You can think of it as computing the height of each node, and then the result is a group of each node at a given height.

Consider the graph:

A -> X

B -> X

X -> Y

X -> Z

So the desired output is (A,B), (X), (Y, Z)

The basic approach is to find everything with nothing using it(A,B in this example). All of these are at height 0.

Now remove A and B from the graph, find anything that now has nothing using it(now X in this example). So X is at height 1.

Remove X from the graph, find anything that now has nothing using it(now Y,Z in this example). so Y,Z are at height 2.

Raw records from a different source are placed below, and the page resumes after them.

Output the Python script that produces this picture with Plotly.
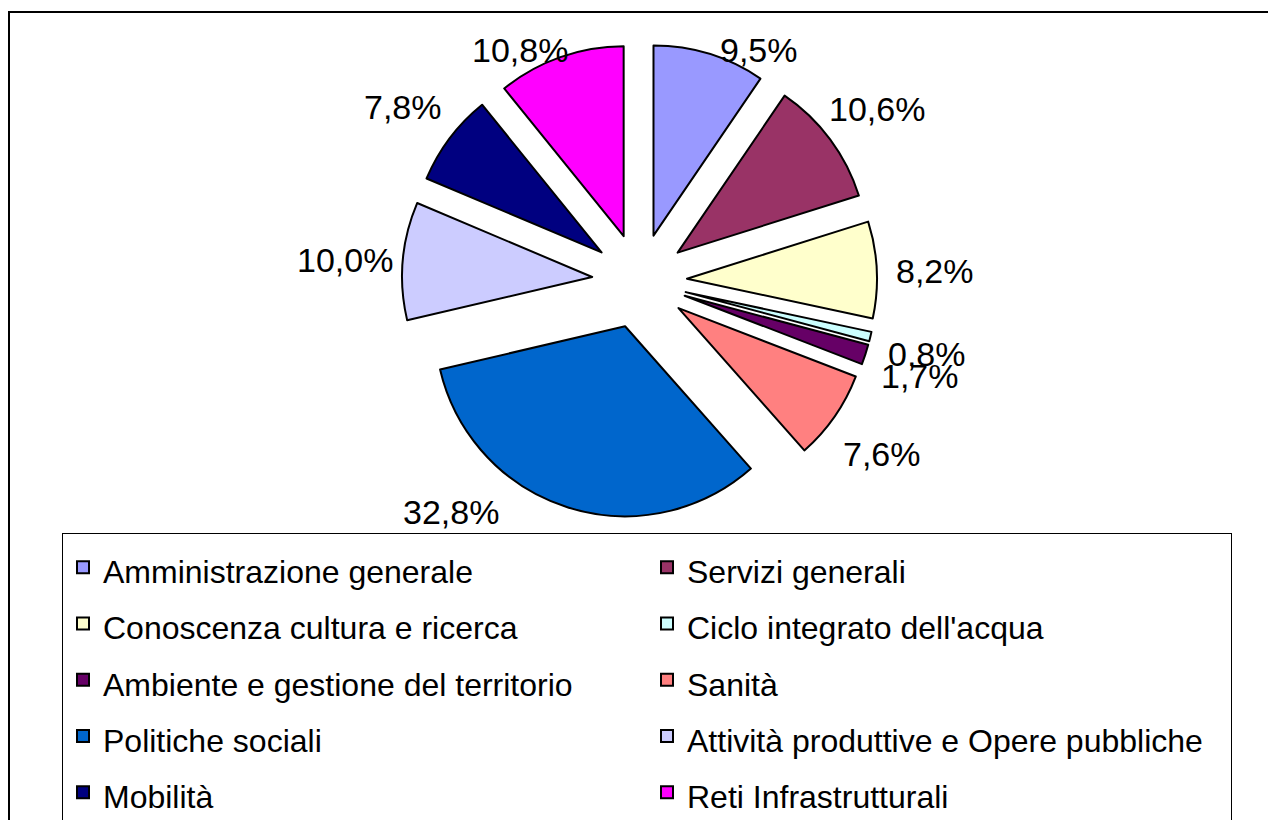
import math
import plotly.graph_objects as go

categories = ["Amministrazione generale", "Servizi generali", "Conoscenza cultura e ricerca",
              "Ciclo integrato dell'acqua", "Ambiente e gestione del territorio", "Sanità",
              "Politiche sociali", "Attività produttive e Opere pubbliche", "Mobilità",
              "Reti Infrastrutturali"]
values = [9.5, 10.6, 8.2, 0.8, 1.7, 7.6, 32.8, 10.0, 7.8, 10.8]
labels_txt = ["9,5%", "10,6%", "8,2%", "0,8%", "1,7%", "7,6%", "32,8%", "10,0%", "7,8%", "10,8%"]
colors = ["#9999FF", "#993366", "#FFFFCC", "#CCFFFF", "#660066", "#FF8080",
          "#0066CC", "#CCCCFF", "#000080", "#FF00FF"]

W, H = 1276, 820
OFF = 8  # page body margin
FONT = "Liberation Sans, Arial, sans-serif"
PULL = 0.25
LBL_FS = 34
LEG_TOP_PX = 533


def px_x(px):
    return (px - OFF) / W


def px_y(py):
    return 1 - (py - OFF) / H


dom_x = [px_x(402), px_x(877)]
dom_y = [px_y(518.5), px_y(43.5)]

# pie geometry in screen pixels (as plotly lays it out)
cx = OFF + (dom_x[0] + dom_x[1]) / 2 * W
cy = OFF + (1 - (dom_y[0] + dom_y[1]) / 2) * H
r = min((dom_x[1] - dom_x[0]) * W, (dom_y[1] - dom_y[0]) * H) / 2 / (1 + PULL)
D_LBL = r * (1 + PULL) + 58      # label centre distance from pie centre
D_TOP = r * (1 + PULL) + 26      # distance used when a label is held below the top
TOP_Y = 46                       # highest label centre (screen px)
HH = LBL_FS / 2

total = sum(values)
annotations = []
cum = 0.0
for v, t in zip(values, labels_txt):
    mid = (cum + v / 2) / total * 360.0
    cum += v

    def place(phi):
        s, c = math.sin(math.radians(phi)), math.cos(math.radians(phi))
        return cx + s * D_LBL, cy - c * D_LBL

    phi = mid
    lx, ly = place(phi)
    if ly < TOP_Y:
        ly = TOP_Y
        dx = math.sqrt(max(D_TOP ** 2 - (cy - ly) ** 2, 0))
        lx = cx + math.copysign(dx, math.sin(math.radians(mid)))
    step = -1 if math.sin(math.radians(mid)) > 0 else 1
    while ly + HH > LEG_TOP_PX - 5:
        phi += step
        lx, ly = place(phi)
    annotations.append(dict(x=px_x(lx), y=px_y(ly + 4), xref="paper", yref="paper",
                            text=t, showarrow=False, xanchor="center", yanchor="middle",
                            font=dict(family=FONT, size=LBL_FS, color="black")))

leg_labels = ['<span style="font-size:32px">' + c + '</span>' for c in categories]

fig = go.Figure(go.Pie(
    labels=leg_labels, values=values,
    textinfo="none",
    sort=False, direction="clockwise", rotation=0,
    pull=[PULL] * len(values),
    marker=dict(colors=colors, line=dict(color="black", width=2)),
    domain=dict(x=dom_x, y=dom_y),
    hovertext=categories, hoverinfo="text+percent",
))

fig.update_layout(
    width=W, height=H,
    margin=dict(l=0, r=0, t=0, b=0, autoexpand=False),
    paper_bgcolor="white",
    font=dict(family=FONT, color="black"),
    showlegend=True,
    legend=dict(
        orientation="h", x=px_x(62), y=px_y(LEG_TOP_PX), xanchor="left", yanchor="top",
        entrywidth=539, entrywidthmode="pixels",
        bordercolor="black", borderwidth=1, bgcolor="white",
        font=dict(family=FONT, size=41, color="black"),
        traceorder="normal",
    ),
    annotations=annotations,
    shapes=[dict(type="rect", xref="paper", yref="paper",
                 x0=px_x(9), x1=1.01, y0=-0.05, y1=px_y(12),
                 line=dict(color="black", width=2), layer="below")],
)

fig.write_html("out.html")
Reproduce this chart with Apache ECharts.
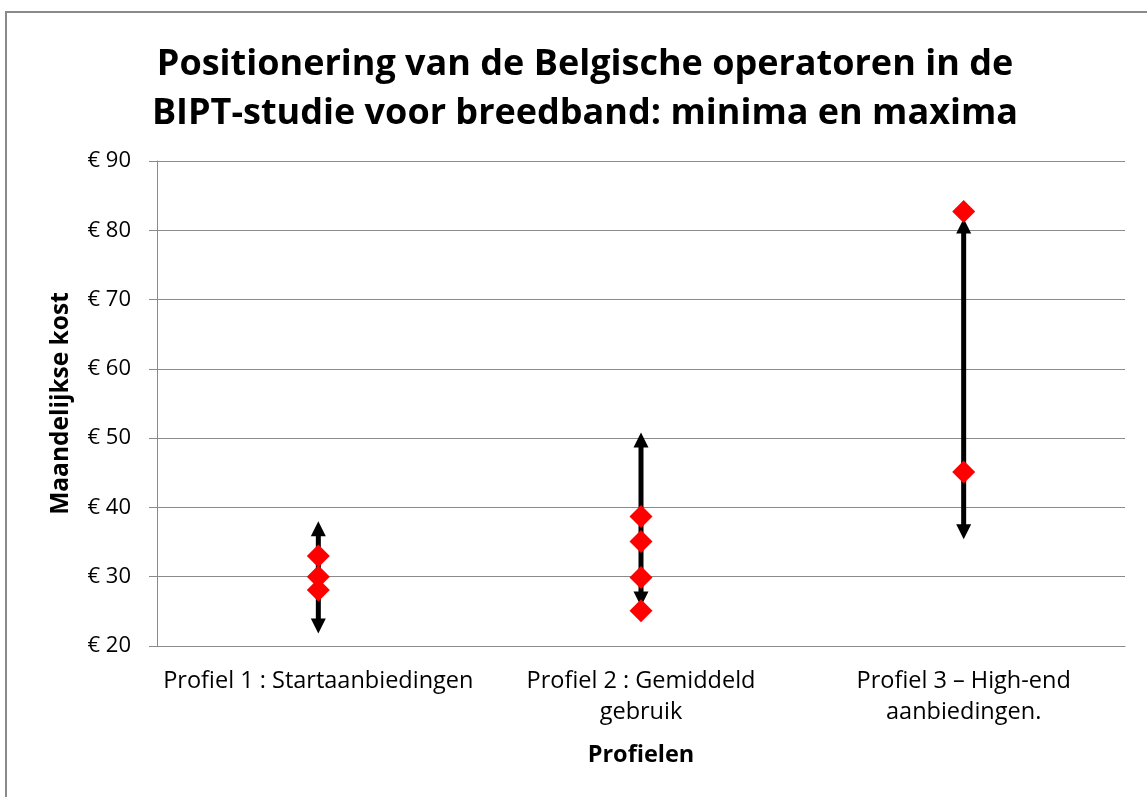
<!DOCTYPE html>
<html>
<head>
<meta charset="utf-8">
<script src="https://cdn.jsdelivr.net/npm/echarts@6/dist/echarts.min.js"></script>
<style>
html, body { margin: 0; padding: 0; background: #fff; }
#chart { width: 1147px; height: 797px; }
</style>
</head>
<body>
<div id="chart"></div>
<script>
// profielen op de x-as
var categories = ['Profiel 1 : Startaanbiedingen', 'Profiel 2 : Gemiddeld\ngebruik', 'Profiel 3 \u2013 High-end\naanbiedingen.'];
// pijlen: minimum en maximum per profiel
var rangeMin = [21.8, 25.7, 35.4];
var rangeMax = [38, 50.8, 81.7];
// prijzen van de operatoren (rode ruiten)
var profiel1Prices = [33, 30, 28.1];
var profiel2Prices = [38.7, 35.1, 29.9, 25.1];
var profiel3Prices = [82.7, 45.1];
var yTicks = [20, 30, 40, 50, 60, 70, 80, 90];

var font = '"Open Sans", sans-serif';

var arrowData = categories.map(function (c, i) { return [i, rangeMin[i], rangeMax[i]]; });
var pointData = [];
[profiel1Prices, profiel2Prices, profiel3Prices].forEach(function (arr, i) {
    arr.forEach(function (v) { pointData.push([i, v]); });
});

var myChart = echarts.init(document.getElementById('chart'));
var option = {
    backgroundColor: '#fff',
    animation: false,
    title: {
        text: 'Positionering van de Belgische operatoren in de\nBIPT-studie voor breedband: minima en maxima',
        left: 580,
        textAlign: 'center',
        top: 35,
        textStyle: {
            fontFamily: font,
            fontSize: 36,
            fontWeight: 'bold',
            color: '#000',
            lineHeight: 49
        }
    },
    graphic: [{
        type: 'rect',
        shape: { x: 6, y: 12, width: 1200, height: 850 },
        style: { fill: 'none', stroke: '#8a8a8a', lineWidth: 2 },
        silent: true
    }],
    grid: { left: 157, right: 22, top: 161, bottom: 151 },
    xAxis: {
        type: 'category',
        data: categories,
        name: 'Profielen',
        nameLocation: 'middle',
        nameGap: 97,
        nameTextStyle: { fontFamily: font, fontSize: 23.5, fontWeight: 'bold', color: '#000' },
        axisLine: { lineStyle: { color: '#8a8a8a', width: 1 } },
        axisTick: { show: false },
        axisLabel: {
            fontFamily: font, fontSize: 23.5, color: '#000', margin: 20,
            lineHeight: 31, interval: 0, align: 'center'
        }
    },
    yAxis: {
        type: 'value',
        min: 20,
        max: 90,
        interval: 10,
        name: 'Maandelijkse kost',
        nameLocation: 'middle',
        nameGap: 83,
        nameTextStyle: { fontFamily: font, fontSize: 24.5, fontWeight: 'bold', color: '#000' },
        axisLine: { show: true, lineStyle: { color: '#8a8a8a', width: 1 } },
        axisTick: { show: true, length: 8, lineStyle: { color: '#8a8a8a' } },
        splitLine: { lineStyle: { color: '#8a8a8a', width: 1 } },
        axisLabel: {
            fontFamily: font, fontSize: 22, color: '#000', margin: 26,
            formatter: function (v) { return yTicks.indexOf(v) >= 0 ? '\u20ac ' + v : ''; }
        }
    },
    series: [{
        type: 'custom',
        data: arrowData,
        z: 2,
        renderItem: function (params, api) {
            var lo = api.coord([api.value(0), api.value(1)]);
            var hi = api.coord([api.value(0), api.value(2)]);
            var x = lo[0], w = 7.5, h = 15;
            return {
                type: 'group',
                children: [{
                    type: 'line',
                    shape: { x1: x, y1: lo[1] - h + 2, x2: x, y2: hi[1] + h - 2 },
                    style: { stroke: '#000', lineWidth: 5 }
                }, {
                    type: 'polygon',
                    shape: { points: [[x, hi[1]], [x - w, hi[1] + h], [x + w, hi[1] + h]] },
                    style: { fill: '#000' }
                }, {
                    type: 'polygon',
                    shape: { points: [[x, lo[1]], [x - w, lo[1] - h], [x + w, lo[1] - h]] },
                    style: { fill: '#000' }
                }]
            };
        }
    }, {
        type: 'scatter',
        data: pointData,
        z: 3,
        symbol: 'diamond',
        symbolSize: [23, 23],
        itemStyle: { color: '#ff0000', opacity: 1 }
    }]
};
myChart.setOption(option);
</script>
</body>
</html>
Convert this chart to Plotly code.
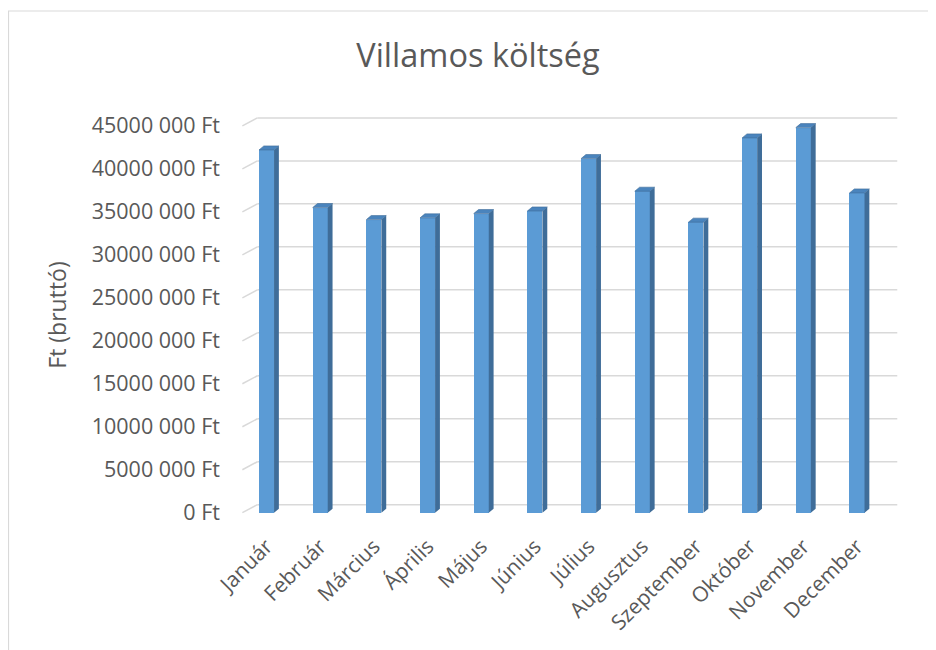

You can make an optimization by realizing the fact that you don't need to store bidirectional edges for everything or actually remove anything from your graph, you only need to know the number of things pointing to a node and the nodes you know are at the next height.

So for this example at the start:

  • 0 things use 1
  • 0 things use 2
  • 2 things use X (1 and 2)
  • 1 things use Y,Z (X)

When you visit a node, decrease the number of each of the nodes it points to, if that number goes to zero, you know that node is at the next height.